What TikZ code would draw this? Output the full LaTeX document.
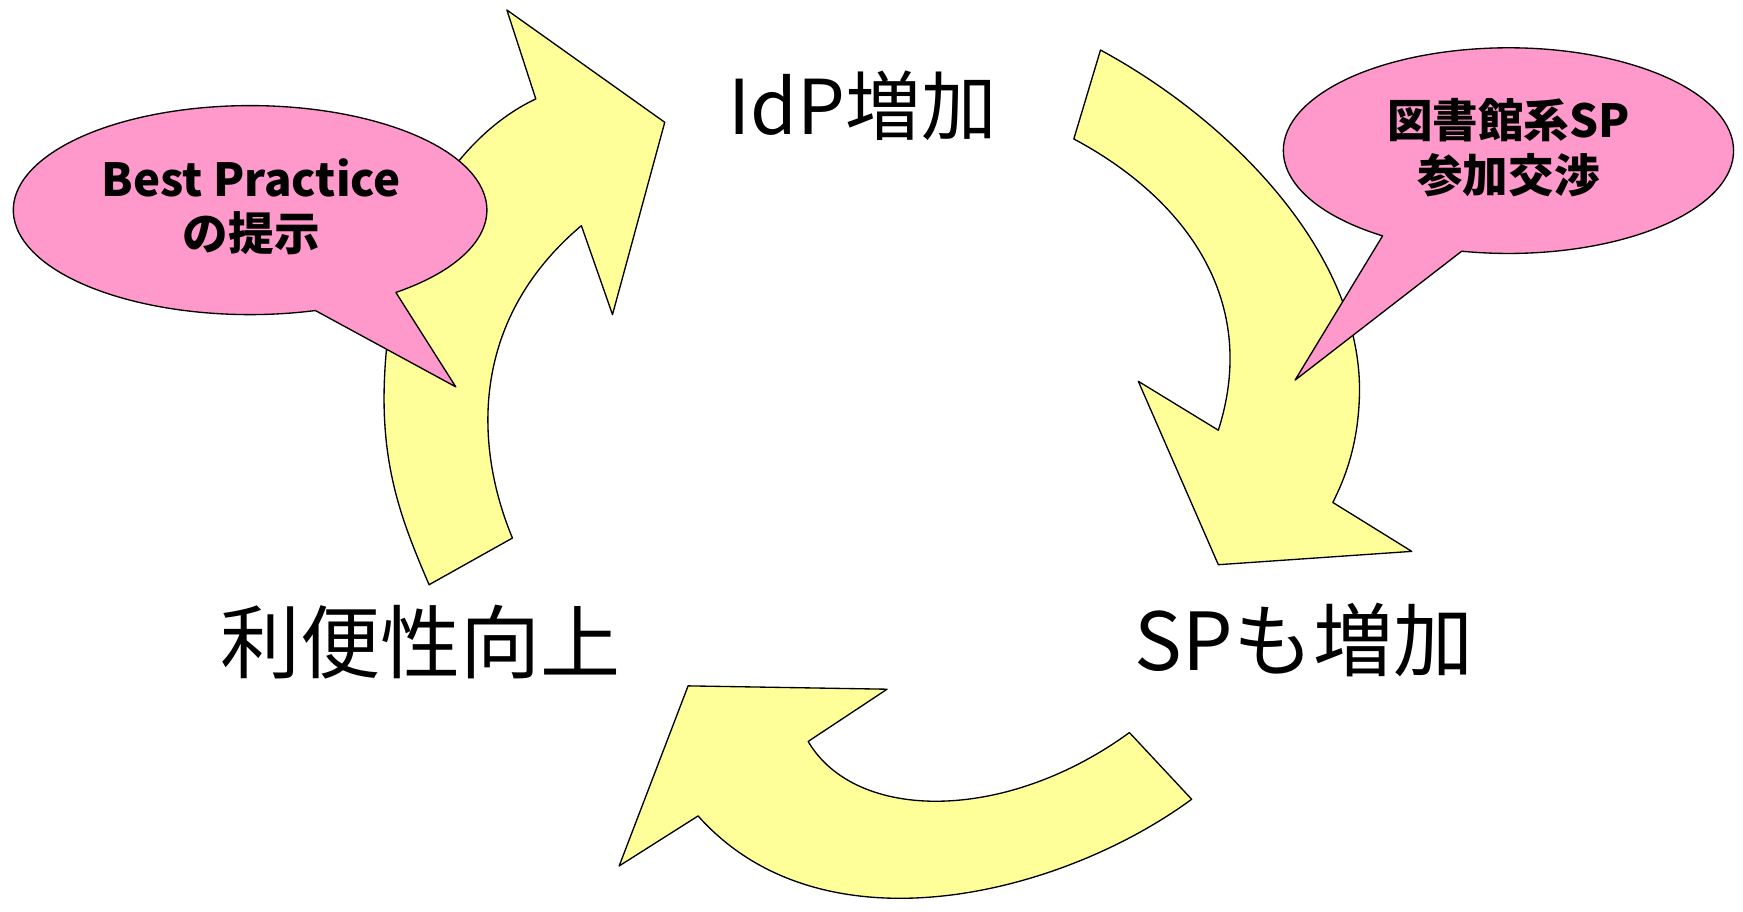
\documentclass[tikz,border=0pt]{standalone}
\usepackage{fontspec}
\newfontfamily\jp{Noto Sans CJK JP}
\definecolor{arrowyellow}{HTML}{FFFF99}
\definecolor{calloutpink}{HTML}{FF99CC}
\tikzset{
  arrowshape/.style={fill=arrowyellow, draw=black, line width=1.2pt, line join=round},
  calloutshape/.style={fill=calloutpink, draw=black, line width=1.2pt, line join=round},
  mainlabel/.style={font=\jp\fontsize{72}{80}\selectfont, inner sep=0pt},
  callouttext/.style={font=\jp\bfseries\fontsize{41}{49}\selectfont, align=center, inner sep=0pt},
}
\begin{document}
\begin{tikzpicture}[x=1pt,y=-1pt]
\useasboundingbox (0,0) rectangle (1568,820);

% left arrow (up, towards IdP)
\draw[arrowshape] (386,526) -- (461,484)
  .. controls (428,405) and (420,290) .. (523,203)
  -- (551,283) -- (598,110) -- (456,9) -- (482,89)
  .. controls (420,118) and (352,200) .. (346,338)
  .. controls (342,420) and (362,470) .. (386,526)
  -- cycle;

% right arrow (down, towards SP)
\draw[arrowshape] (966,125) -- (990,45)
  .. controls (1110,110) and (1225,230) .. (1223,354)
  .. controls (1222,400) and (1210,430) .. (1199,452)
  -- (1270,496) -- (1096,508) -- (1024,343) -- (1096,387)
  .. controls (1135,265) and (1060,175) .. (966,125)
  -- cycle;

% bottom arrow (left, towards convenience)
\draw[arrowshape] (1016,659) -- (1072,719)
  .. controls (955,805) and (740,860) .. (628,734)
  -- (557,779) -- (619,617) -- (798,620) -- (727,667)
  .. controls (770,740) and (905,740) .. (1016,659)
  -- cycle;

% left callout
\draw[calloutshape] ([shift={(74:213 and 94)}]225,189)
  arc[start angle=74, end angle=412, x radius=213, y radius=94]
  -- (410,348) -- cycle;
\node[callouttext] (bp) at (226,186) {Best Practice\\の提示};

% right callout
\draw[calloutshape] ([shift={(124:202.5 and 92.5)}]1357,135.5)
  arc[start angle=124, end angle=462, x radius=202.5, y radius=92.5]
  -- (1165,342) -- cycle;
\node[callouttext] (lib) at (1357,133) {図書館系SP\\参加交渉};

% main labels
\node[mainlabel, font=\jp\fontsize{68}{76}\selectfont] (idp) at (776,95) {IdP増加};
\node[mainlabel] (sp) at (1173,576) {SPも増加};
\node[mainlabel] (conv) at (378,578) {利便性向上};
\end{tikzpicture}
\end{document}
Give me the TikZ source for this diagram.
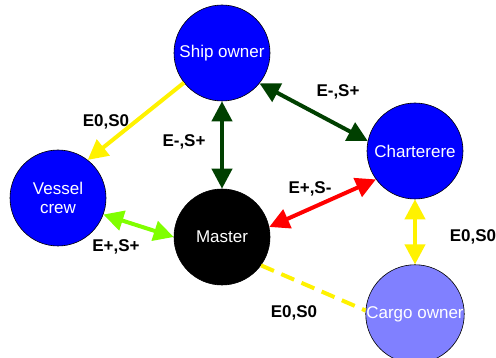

────────────────

**TO BE DONE**:
All of the data needs repeating exactly, but the pictures do not.

**OUTPUT FOR THIS EXERCISE**:
What TikZ code would draw this? Output the full LaTeX document.
\documentclass[tikz,border=0pt]{standalone}
\usepackage{fontspec}
\newfontfamily\jp{Noto Sans CJK JP}
\definecolor{arrowyellow}{HTML}{FFFF99}
\definecolor{calloutpink}{HTML}{FF99CC}
\tikzset{
  arrowshape/.style={fill=arrowyellow, draw=black, line width=1.2pt, line join=round},
  calloutshape/.style={fill=calloutpink, draw=black, line width=1.2pt, line join=round},
  mainlabel/.style={font=\jp\fontsize{72}{80}\selectfont, inner sep=0pt},
  callouttext/.style={font=\jp\bfseries\fontsize{41}{49}\selectfont, align=center, inner sep=0pt},
}
\begin{document}
\begin{tikzpicture}[x=1pt,y=-1pt]
\useasboundingbox (0,0) rectangle (1568,820);

% left arrow (up, towards IdP)
\draw[arrowshape] (386,526) -- (461,484)
  .. controls (428,405) and (420,290) .. (523,203)
  -- (551,283) -- (598,110) -- (456,9) -- (482,89)
  .. controls (420,118) and (352,200) .. (346,338)
  .. controls (342,420) and (362,470) .. (386,526)
  -- cycle;

% right arrow (down, towards SP)
\draw[arrowshape] (966,125) -- (990,45)
  .. controls (1110,110) and (1225,230) .. (1223,354)
  .. controls (1222,400) and (1210,430) .. (1199,452)
  -- (1270,496) -- (1096,508) -- (1024,343) -- (1096,387)
  .. controls (1135,265) and (1060,175) .. (966,125)
  -- cycle;

% bottom arrow (left, towards convenience)
\draw[arrowshape] (1016,659) -- (1072,719)
  .. controls (955,805) and (740,860) .. (628,734)
  -- (557,779) -- (619,617) -- (798,620) -- (727,667)
  .. controls (770,740) and (905,740) .. (1016,659)
  -- cycle;

% left callout
\draw[calloutshape] ([shift={(74:213 and 94)}]225,189)
  arc[start angle=74, end angle=412, x radius=213, y radius=94]
  -- (410,348) -- cycle;
\node[callouttext] (bp) at (226,186) {Best Practice\\の提示};

% right callout
\draw[calloutshape] ([shift={(124:202.5 and 92.5)}]1357,135.5)
  arc[start angle=124, end angle=462, x radius=202.5, y radius=92.5]
  -- (1165,342) -- cycle;
\node[callouttext] (lib) at (1357,133) {図書館系SP\\参加交渉};

% main labels
\node[mainlabel, font=\jp\fontsize{68}{76}\selectfont] (idp) at (776,95) {IdP増加};
\node[mainlabel] (sp) at (1173,576) {SPも増加};
\node[mainlabel] (conv) at (378,578) {利便性向上};
\end{tikzpicture}
\end{document}
Give me the TikZ source for this diagram.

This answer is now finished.